What you are asked to do: Give back exactly the lines from the one with "Recreate this image" through the one with "import seaborn as sns", inclusive, without the images.

═══

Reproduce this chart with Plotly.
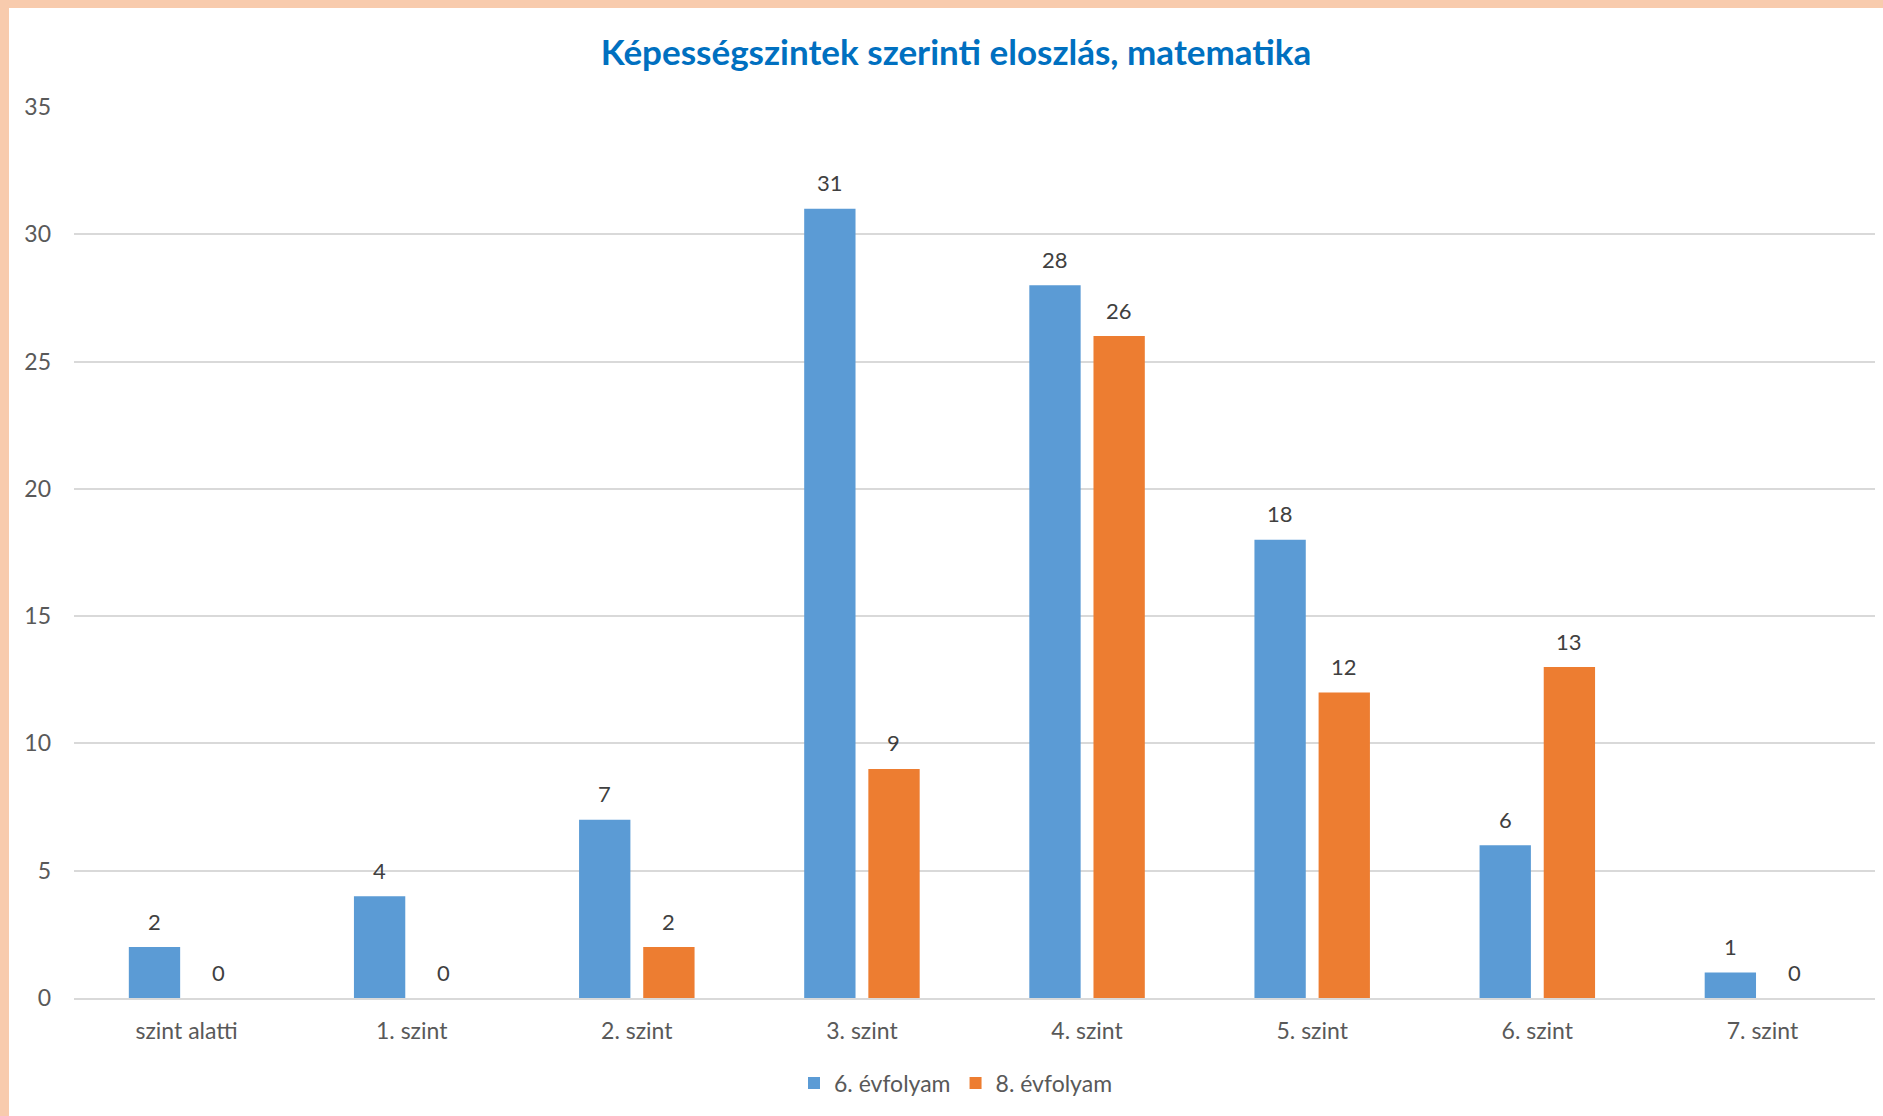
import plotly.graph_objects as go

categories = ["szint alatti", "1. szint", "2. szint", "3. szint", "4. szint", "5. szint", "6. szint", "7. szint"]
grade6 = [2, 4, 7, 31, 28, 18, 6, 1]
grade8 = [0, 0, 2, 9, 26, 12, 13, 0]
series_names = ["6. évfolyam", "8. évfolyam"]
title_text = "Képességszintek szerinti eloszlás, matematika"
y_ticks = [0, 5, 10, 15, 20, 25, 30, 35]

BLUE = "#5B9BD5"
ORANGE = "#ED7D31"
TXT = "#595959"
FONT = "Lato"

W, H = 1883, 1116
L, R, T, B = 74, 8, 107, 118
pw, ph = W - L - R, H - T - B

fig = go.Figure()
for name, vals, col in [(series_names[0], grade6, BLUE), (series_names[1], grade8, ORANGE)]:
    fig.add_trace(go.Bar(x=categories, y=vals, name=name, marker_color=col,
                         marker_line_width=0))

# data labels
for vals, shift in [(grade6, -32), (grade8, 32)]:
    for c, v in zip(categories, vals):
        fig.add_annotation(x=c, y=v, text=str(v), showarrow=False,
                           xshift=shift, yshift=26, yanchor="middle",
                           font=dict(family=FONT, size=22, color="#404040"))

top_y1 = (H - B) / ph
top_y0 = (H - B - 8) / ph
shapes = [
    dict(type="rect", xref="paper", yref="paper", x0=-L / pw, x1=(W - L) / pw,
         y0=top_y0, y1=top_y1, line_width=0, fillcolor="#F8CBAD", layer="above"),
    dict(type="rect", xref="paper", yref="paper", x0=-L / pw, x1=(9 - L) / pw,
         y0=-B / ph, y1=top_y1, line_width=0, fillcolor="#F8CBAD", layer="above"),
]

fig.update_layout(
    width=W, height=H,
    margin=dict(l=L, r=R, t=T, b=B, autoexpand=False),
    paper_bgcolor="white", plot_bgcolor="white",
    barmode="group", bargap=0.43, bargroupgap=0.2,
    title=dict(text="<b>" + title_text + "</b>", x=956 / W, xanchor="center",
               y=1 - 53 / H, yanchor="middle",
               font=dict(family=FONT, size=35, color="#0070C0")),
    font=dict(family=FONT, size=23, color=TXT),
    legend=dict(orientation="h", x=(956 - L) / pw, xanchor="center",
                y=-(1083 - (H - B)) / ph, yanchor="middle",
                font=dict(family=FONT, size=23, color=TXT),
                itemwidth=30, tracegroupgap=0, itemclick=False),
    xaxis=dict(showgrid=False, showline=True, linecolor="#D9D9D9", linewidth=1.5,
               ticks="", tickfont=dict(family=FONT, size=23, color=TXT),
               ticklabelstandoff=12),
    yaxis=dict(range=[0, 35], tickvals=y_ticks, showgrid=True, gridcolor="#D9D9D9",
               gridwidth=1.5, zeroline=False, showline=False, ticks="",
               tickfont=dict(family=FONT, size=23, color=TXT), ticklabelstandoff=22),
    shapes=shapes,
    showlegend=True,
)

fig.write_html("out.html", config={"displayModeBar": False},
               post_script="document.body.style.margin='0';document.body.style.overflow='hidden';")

═══

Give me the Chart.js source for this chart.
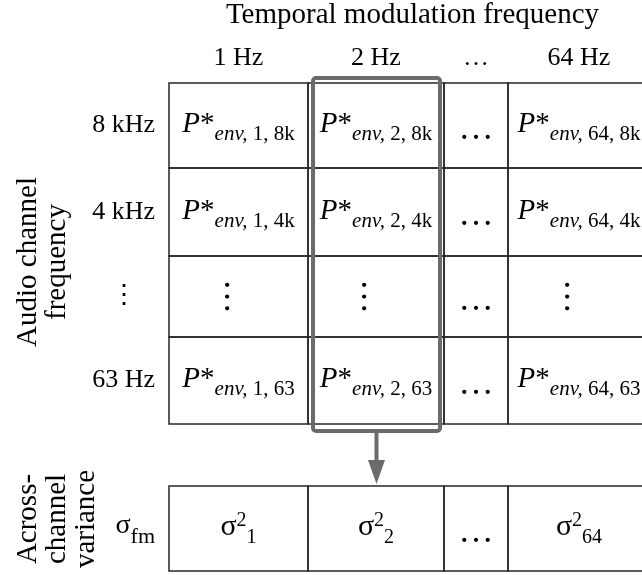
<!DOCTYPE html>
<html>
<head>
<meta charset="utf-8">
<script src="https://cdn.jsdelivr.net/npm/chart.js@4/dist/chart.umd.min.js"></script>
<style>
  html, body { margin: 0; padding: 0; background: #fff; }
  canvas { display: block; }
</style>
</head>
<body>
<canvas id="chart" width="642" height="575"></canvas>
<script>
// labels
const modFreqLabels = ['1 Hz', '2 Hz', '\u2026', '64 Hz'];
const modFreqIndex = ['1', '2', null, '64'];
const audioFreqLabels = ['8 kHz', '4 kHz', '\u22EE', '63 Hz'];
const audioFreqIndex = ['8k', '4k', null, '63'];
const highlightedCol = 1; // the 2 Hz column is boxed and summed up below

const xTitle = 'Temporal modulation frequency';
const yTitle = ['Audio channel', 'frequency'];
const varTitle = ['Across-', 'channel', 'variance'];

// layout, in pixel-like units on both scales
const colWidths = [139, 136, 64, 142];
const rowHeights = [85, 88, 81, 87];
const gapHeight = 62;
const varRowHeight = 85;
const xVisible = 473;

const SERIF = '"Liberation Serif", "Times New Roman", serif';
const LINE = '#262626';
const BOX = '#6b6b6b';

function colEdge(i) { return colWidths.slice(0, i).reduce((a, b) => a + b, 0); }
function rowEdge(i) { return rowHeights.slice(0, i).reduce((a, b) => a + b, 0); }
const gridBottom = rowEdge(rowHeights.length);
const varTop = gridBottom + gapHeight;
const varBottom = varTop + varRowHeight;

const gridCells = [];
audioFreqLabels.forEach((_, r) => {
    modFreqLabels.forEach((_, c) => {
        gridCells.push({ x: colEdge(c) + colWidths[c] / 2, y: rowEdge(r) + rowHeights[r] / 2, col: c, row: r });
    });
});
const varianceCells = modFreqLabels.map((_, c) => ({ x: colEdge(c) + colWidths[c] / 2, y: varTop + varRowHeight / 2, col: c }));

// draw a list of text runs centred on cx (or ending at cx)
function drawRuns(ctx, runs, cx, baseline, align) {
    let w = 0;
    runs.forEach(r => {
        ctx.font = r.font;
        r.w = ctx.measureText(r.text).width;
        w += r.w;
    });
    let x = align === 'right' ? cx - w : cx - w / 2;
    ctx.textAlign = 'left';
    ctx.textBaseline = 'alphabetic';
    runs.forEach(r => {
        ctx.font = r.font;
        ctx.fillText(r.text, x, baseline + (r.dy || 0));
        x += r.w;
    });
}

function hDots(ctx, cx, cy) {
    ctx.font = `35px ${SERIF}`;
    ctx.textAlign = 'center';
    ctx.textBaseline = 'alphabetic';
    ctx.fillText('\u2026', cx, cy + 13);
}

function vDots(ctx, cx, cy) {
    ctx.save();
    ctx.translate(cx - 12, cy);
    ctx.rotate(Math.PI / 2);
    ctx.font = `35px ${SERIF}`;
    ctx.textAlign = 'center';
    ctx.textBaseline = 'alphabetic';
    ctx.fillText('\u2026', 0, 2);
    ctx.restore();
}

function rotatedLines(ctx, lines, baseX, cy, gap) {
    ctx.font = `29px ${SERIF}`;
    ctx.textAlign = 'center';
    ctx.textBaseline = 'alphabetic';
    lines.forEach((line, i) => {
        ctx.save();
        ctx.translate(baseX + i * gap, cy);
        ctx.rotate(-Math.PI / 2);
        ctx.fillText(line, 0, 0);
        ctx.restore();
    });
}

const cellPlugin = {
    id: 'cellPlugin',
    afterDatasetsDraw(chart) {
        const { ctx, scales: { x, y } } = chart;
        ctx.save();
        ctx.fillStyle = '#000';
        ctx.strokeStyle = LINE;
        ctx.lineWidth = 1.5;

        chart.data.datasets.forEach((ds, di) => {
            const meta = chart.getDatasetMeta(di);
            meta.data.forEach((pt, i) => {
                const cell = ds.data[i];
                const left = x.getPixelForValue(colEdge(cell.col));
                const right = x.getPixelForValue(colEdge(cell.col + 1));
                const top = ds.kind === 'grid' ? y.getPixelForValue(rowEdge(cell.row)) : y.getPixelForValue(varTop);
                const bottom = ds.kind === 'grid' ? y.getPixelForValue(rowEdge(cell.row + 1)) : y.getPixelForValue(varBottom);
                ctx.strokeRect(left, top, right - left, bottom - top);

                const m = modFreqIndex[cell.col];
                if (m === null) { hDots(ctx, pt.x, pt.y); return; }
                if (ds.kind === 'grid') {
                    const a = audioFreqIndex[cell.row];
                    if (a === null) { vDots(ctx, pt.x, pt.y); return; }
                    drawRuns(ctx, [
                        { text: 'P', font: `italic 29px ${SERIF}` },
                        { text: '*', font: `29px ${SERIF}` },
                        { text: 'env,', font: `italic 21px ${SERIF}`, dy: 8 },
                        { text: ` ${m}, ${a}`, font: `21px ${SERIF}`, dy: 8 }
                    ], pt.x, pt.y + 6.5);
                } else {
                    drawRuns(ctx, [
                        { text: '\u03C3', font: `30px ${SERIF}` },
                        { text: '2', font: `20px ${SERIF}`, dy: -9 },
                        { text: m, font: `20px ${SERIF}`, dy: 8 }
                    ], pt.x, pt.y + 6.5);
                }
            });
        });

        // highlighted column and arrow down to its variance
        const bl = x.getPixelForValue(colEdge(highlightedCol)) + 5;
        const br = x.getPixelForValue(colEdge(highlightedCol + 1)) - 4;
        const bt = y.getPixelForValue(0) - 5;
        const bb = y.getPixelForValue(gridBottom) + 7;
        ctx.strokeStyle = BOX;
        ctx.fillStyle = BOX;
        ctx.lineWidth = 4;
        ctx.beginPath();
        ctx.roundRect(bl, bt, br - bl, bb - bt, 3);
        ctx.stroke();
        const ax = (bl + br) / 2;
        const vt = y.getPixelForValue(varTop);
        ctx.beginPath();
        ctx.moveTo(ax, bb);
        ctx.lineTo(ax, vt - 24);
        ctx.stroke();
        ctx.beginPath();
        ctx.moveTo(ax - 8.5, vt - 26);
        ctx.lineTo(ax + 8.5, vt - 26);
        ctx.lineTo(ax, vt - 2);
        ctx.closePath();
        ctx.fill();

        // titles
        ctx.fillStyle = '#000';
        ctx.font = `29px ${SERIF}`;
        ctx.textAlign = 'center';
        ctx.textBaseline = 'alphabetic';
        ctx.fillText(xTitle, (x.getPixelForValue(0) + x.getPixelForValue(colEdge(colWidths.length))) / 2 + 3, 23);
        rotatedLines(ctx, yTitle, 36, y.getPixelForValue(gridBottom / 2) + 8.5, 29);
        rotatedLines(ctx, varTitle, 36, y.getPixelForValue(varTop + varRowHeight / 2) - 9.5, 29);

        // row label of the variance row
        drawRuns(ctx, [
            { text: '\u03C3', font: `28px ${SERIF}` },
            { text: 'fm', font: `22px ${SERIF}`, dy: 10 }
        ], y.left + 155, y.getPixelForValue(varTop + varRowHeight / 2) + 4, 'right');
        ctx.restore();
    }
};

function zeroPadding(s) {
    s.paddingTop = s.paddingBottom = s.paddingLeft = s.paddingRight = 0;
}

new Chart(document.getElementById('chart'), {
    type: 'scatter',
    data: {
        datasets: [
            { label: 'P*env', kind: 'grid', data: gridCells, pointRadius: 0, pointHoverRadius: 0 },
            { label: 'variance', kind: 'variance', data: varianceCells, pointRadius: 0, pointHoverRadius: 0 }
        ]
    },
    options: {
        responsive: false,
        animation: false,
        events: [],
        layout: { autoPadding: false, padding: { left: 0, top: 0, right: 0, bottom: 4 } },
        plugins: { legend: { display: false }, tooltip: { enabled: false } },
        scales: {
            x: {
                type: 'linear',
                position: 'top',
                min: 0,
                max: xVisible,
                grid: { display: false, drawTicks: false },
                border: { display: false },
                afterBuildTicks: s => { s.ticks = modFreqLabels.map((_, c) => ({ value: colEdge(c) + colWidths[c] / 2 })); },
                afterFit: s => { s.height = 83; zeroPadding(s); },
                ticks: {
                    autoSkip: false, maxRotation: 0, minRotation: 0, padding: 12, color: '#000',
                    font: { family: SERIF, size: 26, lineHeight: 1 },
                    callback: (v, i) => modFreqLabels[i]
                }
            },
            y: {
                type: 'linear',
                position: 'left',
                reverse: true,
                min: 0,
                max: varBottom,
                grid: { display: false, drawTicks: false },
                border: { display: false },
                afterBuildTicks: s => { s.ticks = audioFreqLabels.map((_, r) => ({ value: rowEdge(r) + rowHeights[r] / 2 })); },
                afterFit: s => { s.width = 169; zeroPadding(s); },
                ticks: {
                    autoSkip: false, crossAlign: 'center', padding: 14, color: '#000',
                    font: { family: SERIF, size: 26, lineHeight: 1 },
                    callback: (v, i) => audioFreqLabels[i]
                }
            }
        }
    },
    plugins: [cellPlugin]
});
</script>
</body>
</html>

═══

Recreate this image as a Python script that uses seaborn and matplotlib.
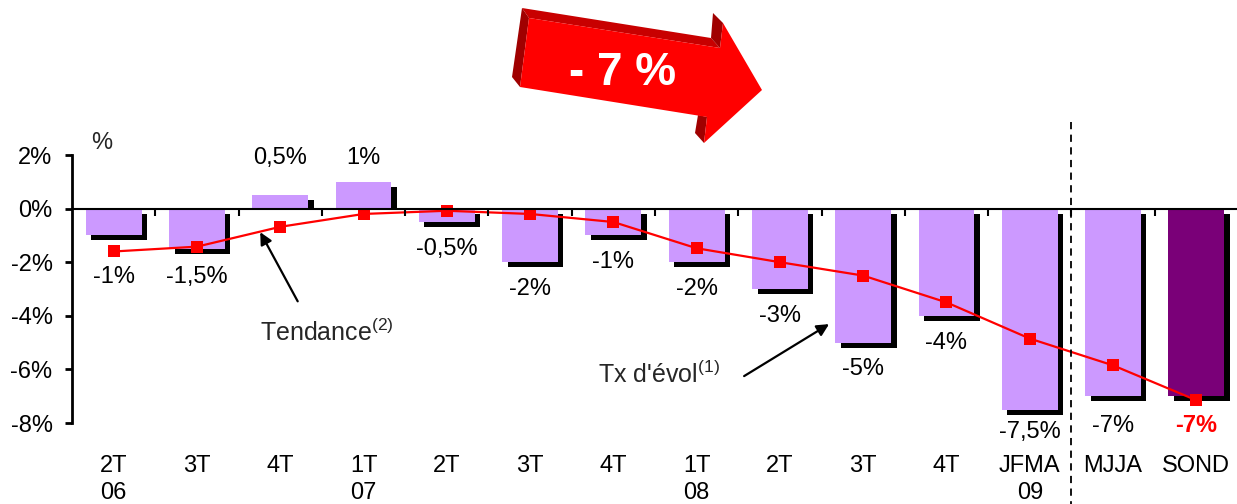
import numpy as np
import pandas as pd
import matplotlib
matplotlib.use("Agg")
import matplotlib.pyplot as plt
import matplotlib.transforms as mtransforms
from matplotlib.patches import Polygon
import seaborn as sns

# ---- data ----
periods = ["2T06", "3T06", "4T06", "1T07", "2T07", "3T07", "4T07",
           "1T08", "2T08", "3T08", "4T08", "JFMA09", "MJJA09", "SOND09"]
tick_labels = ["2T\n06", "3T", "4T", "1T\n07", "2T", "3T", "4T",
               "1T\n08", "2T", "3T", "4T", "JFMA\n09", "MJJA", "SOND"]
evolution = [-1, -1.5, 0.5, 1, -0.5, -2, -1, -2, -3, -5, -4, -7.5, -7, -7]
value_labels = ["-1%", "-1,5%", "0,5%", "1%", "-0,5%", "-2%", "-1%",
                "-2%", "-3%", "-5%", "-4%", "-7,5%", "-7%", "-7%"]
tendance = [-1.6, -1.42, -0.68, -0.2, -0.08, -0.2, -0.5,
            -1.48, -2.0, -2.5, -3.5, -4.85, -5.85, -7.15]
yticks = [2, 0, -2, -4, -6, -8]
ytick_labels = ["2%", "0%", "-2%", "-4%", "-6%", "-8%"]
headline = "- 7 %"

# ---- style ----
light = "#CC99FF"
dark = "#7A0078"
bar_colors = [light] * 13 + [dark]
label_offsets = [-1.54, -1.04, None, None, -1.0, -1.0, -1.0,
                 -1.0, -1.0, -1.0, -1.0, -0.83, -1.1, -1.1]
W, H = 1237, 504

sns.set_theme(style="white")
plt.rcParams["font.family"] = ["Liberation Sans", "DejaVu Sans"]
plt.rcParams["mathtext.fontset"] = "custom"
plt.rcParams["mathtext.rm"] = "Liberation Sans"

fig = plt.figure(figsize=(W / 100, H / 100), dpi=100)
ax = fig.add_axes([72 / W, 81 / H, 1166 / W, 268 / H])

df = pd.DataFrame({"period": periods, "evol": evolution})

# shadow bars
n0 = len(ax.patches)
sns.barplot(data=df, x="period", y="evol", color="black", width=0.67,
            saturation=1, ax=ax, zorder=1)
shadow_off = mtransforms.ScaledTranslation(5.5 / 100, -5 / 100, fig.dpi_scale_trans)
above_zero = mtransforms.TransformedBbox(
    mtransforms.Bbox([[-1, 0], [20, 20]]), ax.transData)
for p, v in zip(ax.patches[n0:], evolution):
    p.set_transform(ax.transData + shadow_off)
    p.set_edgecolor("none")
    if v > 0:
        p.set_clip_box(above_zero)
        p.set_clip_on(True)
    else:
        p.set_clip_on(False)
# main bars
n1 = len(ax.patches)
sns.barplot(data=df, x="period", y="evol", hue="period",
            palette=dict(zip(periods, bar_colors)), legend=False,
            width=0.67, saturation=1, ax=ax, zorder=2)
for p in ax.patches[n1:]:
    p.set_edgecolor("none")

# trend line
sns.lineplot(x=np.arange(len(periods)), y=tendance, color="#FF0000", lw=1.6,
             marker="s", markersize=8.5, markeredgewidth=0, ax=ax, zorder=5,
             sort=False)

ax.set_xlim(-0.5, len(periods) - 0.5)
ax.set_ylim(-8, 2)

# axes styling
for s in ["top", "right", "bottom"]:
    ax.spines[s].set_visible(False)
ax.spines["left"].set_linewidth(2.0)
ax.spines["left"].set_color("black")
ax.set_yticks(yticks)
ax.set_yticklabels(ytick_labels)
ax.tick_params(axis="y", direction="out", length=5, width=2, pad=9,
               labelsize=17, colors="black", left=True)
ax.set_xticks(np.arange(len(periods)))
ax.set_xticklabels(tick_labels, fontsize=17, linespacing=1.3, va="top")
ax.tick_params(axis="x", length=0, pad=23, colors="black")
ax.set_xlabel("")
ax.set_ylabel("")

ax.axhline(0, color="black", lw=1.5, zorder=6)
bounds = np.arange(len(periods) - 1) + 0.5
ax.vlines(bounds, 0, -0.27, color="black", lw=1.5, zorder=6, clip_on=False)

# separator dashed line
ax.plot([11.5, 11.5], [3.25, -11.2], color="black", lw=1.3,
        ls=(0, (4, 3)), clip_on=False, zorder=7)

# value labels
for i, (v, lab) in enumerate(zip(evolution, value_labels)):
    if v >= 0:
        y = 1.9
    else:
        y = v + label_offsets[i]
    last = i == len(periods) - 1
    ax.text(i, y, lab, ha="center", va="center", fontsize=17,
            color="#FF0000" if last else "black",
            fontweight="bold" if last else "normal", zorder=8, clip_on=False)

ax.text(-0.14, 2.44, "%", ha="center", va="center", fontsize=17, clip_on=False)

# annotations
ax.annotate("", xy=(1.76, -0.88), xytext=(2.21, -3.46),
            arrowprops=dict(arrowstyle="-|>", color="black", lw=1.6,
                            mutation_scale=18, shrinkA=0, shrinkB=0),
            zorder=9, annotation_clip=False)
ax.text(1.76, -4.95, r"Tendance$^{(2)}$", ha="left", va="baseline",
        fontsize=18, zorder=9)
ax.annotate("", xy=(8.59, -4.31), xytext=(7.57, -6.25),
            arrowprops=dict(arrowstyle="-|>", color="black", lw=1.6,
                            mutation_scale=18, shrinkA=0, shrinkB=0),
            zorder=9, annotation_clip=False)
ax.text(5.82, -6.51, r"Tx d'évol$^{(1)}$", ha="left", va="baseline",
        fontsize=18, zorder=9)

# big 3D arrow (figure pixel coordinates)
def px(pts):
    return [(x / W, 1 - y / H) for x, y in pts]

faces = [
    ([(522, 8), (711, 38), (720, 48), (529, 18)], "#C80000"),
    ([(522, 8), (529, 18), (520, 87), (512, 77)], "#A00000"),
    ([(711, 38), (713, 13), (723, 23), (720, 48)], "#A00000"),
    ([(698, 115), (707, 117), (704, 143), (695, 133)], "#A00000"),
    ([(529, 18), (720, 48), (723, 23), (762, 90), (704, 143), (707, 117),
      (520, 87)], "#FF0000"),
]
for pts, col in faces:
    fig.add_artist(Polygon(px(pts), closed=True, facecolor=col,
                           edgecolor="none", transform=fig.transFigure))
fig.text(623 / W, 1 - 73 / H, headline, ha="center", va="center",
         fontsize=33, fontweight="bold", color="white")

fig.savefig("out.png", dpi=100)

═══

Reply:
Recreate this image as a Python script that uses seaborn and matplotlib.
import numpy as np
import pandas as pd
import matplotlib
matplotlib.use("Agg")
import matplotlib.pyplot as plt
import matplotlib.transforms as mtransforms
from matplotlib.patches import Polygon
import seaborn as sns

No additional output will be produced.